Thursday, April 20, 2017


King Mswati III, the autocratic ruler of Swaziland, told his subjects that the impoverished kingdom would achieve ‘First World’ status by 2022 if they prayed hard enough.
He told congregants gathered at the Easter Sunday service at Somhlolo Stadium to have faith.

The Swazi Observer, a newspaper in effect owned by the King and described by the Media Institute of Southern Africa in a report on press freedom in the kingdom as a ‘pure propaganda machine for the royal family’,  reported on Tuesday (18 April 2017), ‘He said the worshippers should start believing that Swaziland is already in the first world status and it will surely come to pass if they believe it. 

‘His Majesty King Mswati III said it was very imperative for the country to attain first world status so that the coming generations can enjoy it.’

The King has been talking about Swaziland becoming a ‘First World’ nation for some years, but has never made it clear what he means by it. 

The concept of the ‘First World’ nation is a little outdated. During the time of the Cold War, following the Second World War, the ‘First World’ nations were generally considered to be those that supported the United States, against the Soviet Union and the ‘communist bloc’. In the past 20 years or so, since the ‘fall’ of the Soviet Union, the term ‘First World’ has begun to fall into disuse.

There are many modern-day definitions of ‘First World’, but they all insist that to be included in this category a nation must be a multi-party democracy and people must be able to elect and dismiss their government.

Swaziland is not like this. King Mswati III rules Swaziland as sub-Saharan Africa’s last absolute monarch, political parties are banned from taking part in elections and the King chooses the Prime Minister and government. There is no way for the people to either elect or dismiss the King’s government.

‘First World’ status cannot be achieved without a movement towards democracy. King Mswati has no intention of allowing this to happen and he continues to keep a firm grip on any public dissent in his kingdom. 

Another ‘definition’ of ‘First World’ speaks to prosperity and the health of the nation’s economy. But, Swaziland is nowhere close to becoming prosperous. 

The United Nations Development Program (UNDP) in Swaziland issued a report in February 2014 that received no publicity in the kingdom, that said if Swaziland were to achieve ‘First World’ status it would have to be ‘among high human development countries like Norway, Australia, United States, Netherlands and Germany to name a few’.

UNDP went on to give these statistics comparing present-day Swaziland with Norway, the United States and Germany.

Life expectancy: Swaziland (48.9 years); Norway (81.3); United States (78.7); Germany (80.6).

Mean average years of schooling: Swaziland (7.1); Norway (12.6); United States (13.3); Germany (12.2).

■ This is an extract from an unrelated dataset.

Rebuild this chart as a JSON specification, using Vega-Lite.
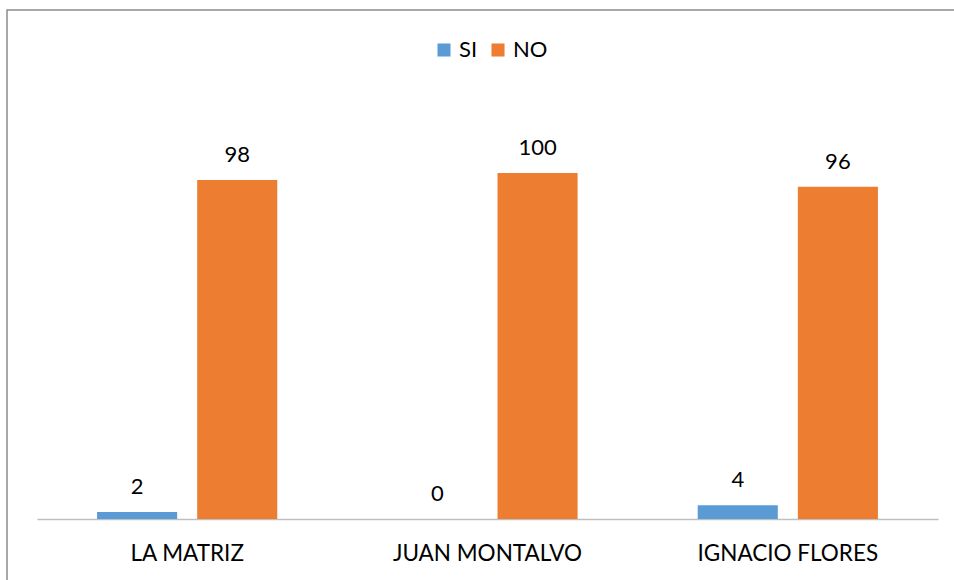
{
  "$schema": "https://vega.github.io/schema/vega-lite/v6.json",
  "width": 960,
  "height": 590,
  "autosize": {"type": "none"},
  "padding": {"left": 7, "top": 10, "right": 0, "bottom": 0},
  "background": "white",
  "config": {
    "view": {"stroke": "#8c8c8c", "strokeWidth": 1.5},
    "font": "Lato"
  },
  "data": {
    "values": [
      {"escuela": "LA MATRIZ", "resp": "SI", "valor": 2},
      {"escuela": "LA MATRIZ", "resp": "NO", "valor": 98},
      {"escuela": "JUAN MONTALVO", "resp": "SI", "valor": 0},
      {"escuela": "JUAN MONTALVO", "resp": "NO", "valor": 100},
      {"escuela": "IGNACIO FLORES", "resp": "SI", "valor": 4},
      {"escuela": "IGNACIO FLORES", "resp": "NO", "valor": 96}
    ]
  },
  "encoding": {
    "x": {
      "field": "escuela",
      "type": "nominal",
      "sort": ["LA MATRIZ", "JUAN MONTALVO", "IGNACIO FLORES"],
      "scale": {"range": [30, 931], "paddingInner": 0, "paddingOuter": 0},
      "axis": {
        "title": null,
        "orient": "bottom",
        "offset": -81,
        "ticks": false,
        "tickSize": 0,
        "labelPadding": 34,
        "labelBaseline": "middle",
        "labelFontSize": 22.5,
        "labelColor": "#000000",
        "labelAngle": 0,
        "labelLimit": 0,
        "labelOverlap": false,
        "domainColor": "#bfbfbf",
        "domainWidth": 1.3,
        "grid": false
      }
    },
    "xOffset": {
      "field": "resp",
      "type": "nominal",
      "sort": ["SI", "NO"],
      "scale": {"paddingInner": 0.2, "paddingOuter": 0.6}
    },
    "y": {
      "field": "valor",
      "type": "quantitative",
      "scale": {"domain": [-23.4, 147.1], "nice": false, "zero": false},
      "axis": null
    }
  },
  "layer": [
    {
      "mark": {"type": "bar"},
      "encoding": {
        "y2": {"datum": 0},
        "color": {
          "field": "resp",
          "type": "nominal",
          "scale": {"domain": ["SI", "NO"], "range": ["#5b9bd5", "#ed7d31"]},
          "legend": {
            "orient": "none",
            "legendX": 426,
            "legendY": 29,
            "direction": "horizontal",
            "title": null,
            "symbolType": "square",
            "symbolSize": 170,
            "symbolStrokeWidth": 0,
            "labelFontSize": 22,
            "labelColor": "#000000",
            "labelOffset": 4,
            "columnPadding": 9
          }
        }
      }
    },
    {
      "mark": {"type": "text", "dy": -25, "fontSize": 22, "color": "#000000", "baseline": "middle"},
      "encoding": {"text": {"field": "valor", "type": "quantitative"}}
    }
  ]
}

Percentage of population with at least secondary school education: Swaziland (48); Norway (95.2); United States (94.5); Germany (96.6).

The UNDP in Swaziland did not comment on the likelihood of Swaziland reaching ‘First World’ status by 2022; it did not have to. Any independent observer can see from these statistics that Swaziland is not even close to reaching the King’s target.

The UNDP is not alone. In 2012, a report published by 24/7 Wall St in the United States, and based on data from the World Bank, identified Swaziland as the fifth poorest country in the entire world.

It said 69 percent of King Mswati’s 1.3 million subjects lived in poverty.

Its report stated, ‘[T]he country’s workforce is largely concentrated in subsistence agriculture, even though the country faces serious concerns about overgrazing and soil depletion. While these factors harm the nation’s economy, health concerns are likely one of the major factors preventing Swaziland’s population from escaping poverty.’

King Mswati does little to address this situation. His latest call to prayer is another distraction away from the true dire situation in Swaziland and misleads his subjects about the prospects of achieving ‘First World’ status.